= Jean Jones (artist) =

English artist

Jean Verity Jones (5 July 1927 – 28 April 2012) was an English painter who spent the majority of her life living in Oxford, Devon and Primrose Hill. She produced over 400 artworks, including a variety of landscapes, portraits, self-portraits and still lifes, which engage varyingly with the legacies of Expressionism and Post-Impressionism. Her paintings are particularly noted for their "poetic" and "lyrical" qualities, providing a "diary" of her geographical, emotional and psychological development.

Throughout her life, Jones suffered from mental illnesses including bipolar disorder, depression, and anxiety. Her difficulties with mental health severely limited the progression of her artistic career, and she was twice sectioned – with the GP on the occasion of her second sectioning describing her as "a woman who wears man's clothes". Nonetheless, her talents were recognised throughout her lifetime. Jones had a solo exhibition at the Ashmolean Museum in 1980, as well as notable reviews from David Carritt and K.J. Garlick. The British novelist and philosopher Iris Murdoch even claimed that Jones would one day be 'as famous as Van Gogh'.

==Biography==
Jones was born in London on 5 July 1927 to Ella and Samuel Robinson, "a successful but modest senior civil servant". Her only brother, John Armstrong Robinson also became a civil servant, serving most notably as Head of Britain's European Integration Department from 1968 to 1970, and Assistant Under-Secretary of State from 1971 to 1973.

After leaving school, Jones briefly attended Saint Martin's School of Art in London, where she studied under the tutelage of Ruskin Spear, before opting to put aside her passion for painting, and matriculating at Girton College, Cambridge, where she read English. She later married John Jones, a Fellow of Merton College, Oxford and later the 38th Oxford Professor of Poetry (1978–83) and moved to Oxford with her new husband immediately, taking up residence in Holywell Cottage on St Cross Road. The marriage produced two children, Jeremy and Janet.

In the early 1960s, after reading the letters of Vincent van Gogh, Jones was inspired to resume her interest in painting. Jones's work is deeply engaged in the significant places of her life, in particular her surroundings in Primrose Hill, Oxford and the Devon countryside. David Carritt has described her "as an Expressionist, albeit a most restrained, unstrident Expressionist," identifying in her work a characteristic array of "lyrical feelings – usually of happiness, sometimes of melancholy." Jones's work often features the same settings, which 'she paint[ed] again and again, noting every change wrought by light and season but recording, too, the emotion which these changes awaken in her" and documenting "a world of becoming, not being".

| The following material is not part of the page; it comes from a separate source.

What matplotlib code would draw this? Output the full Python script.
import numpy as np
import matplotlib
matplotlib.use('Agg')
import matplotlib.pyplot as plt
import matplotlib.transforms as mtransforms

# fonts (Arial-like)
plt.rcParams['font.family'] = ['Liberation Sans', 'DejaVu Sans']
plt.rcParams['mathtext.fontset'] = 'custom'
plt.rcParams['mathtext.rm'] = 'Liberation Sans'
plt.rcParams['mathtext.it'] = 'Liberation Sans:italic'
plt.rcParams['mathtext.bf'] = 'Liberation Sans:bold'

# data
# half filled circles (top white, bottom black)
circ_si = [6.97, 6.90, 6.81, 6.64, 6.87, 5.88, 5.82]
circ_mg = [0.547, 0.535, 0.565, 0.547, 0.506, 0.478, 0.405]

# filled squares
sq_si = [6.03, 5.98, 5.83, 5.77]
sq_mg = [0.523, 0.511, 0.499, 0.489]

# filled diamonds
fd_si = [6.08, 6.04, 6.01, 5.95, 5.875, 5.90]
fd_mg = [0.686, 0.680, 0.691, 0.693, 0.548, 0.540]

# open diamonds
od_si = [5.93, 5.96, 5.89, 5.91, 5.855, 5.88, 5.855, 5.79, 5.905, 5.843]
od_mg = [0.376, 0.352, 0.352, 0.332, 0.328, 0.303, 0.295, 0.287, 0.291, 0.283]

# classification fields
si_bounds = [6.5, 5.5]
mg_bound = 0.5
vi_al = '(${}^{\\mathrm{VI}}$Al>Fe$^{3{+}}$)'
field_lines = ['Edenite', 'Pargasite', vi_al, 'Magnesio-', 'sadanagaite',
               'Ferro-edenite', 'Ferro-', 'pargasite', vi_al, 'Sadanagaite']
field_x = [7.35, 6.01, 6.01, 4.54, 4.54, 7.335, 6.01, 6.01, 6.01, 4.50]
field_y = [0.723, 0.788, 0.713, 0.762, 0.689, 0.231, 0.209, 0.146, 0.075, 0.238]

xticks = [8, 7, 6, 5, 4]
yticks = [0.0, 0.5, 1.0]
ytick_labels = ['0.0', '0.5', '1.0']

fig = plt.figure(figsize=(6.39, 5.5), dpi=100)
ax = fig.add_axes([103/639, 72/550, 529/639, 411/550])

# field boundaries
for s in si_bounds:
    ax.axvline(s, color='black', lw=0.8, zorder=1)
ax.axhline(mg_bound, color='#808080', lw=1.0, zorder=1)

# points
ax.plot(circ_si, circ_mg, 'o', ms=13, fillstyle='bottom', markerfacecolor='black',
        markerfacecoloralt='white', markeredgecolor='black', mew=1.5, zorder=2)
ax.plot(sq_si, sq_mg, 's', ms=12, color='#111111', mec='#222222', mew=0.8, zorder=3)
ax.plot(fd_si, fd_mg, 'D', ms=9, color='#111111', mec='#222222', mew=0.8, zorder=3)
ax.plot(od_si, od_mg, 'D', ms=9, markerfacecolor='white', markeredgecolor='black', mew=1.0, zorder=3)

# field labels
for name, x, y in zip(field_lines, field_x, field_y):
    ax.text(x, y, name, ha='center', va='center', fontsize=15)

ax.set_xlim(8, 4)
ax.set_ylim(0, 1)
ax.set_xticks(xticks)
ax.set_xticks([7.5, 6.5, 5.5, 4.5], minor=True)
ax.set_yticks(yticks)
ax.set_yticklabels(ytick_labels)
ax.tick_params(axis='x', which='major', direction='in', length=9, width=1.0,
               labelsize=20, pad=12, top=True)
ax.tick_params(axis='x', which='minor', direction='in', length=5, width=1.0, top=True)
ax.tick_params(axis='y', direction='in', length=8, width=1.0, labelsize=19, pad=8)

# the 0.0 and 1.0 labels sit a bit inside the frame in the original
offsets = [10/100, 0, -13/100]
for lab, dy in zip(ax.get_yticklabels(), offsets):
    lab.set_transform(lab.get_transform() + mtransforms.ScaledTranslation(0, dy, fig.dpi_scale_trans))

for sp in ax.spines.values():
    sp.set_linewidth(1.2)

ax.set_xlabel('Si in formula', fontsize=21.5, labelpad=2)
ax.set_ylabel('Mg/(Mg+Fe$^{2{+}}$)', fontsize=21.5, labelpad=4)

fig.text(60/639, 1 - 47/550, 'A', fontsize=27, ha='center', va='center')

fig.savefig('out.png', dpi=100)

Jones's work was the subject of a 1980 solo exhibition at Oxford's Ashmolean Museum. She also exhibited at the Bear Lane Gallery in Oxford and with the New Grafton and Boundary Galleries. In 1999, Duncan Campbell Contemporary Art held a studio sale of her work. During her lifetime, those in possession of Jones's work included the Tolkien family, the Golding estate, as well as the critic John Carey, the Bishop John Oliver, the mathematician Harry Pitt, the literary agent and publisher Hilary Rubinstein, the novelist and academic Rachel Trickett, the American author and critic Diana Trilling and academics Andrew Wallace-Hadrill and J.M. Wallace-Hadrill.

In October 2020, a team led by Jones's grandson organised the first exhibition of her work in over twenty years at The Brownston Gallery, Modbury.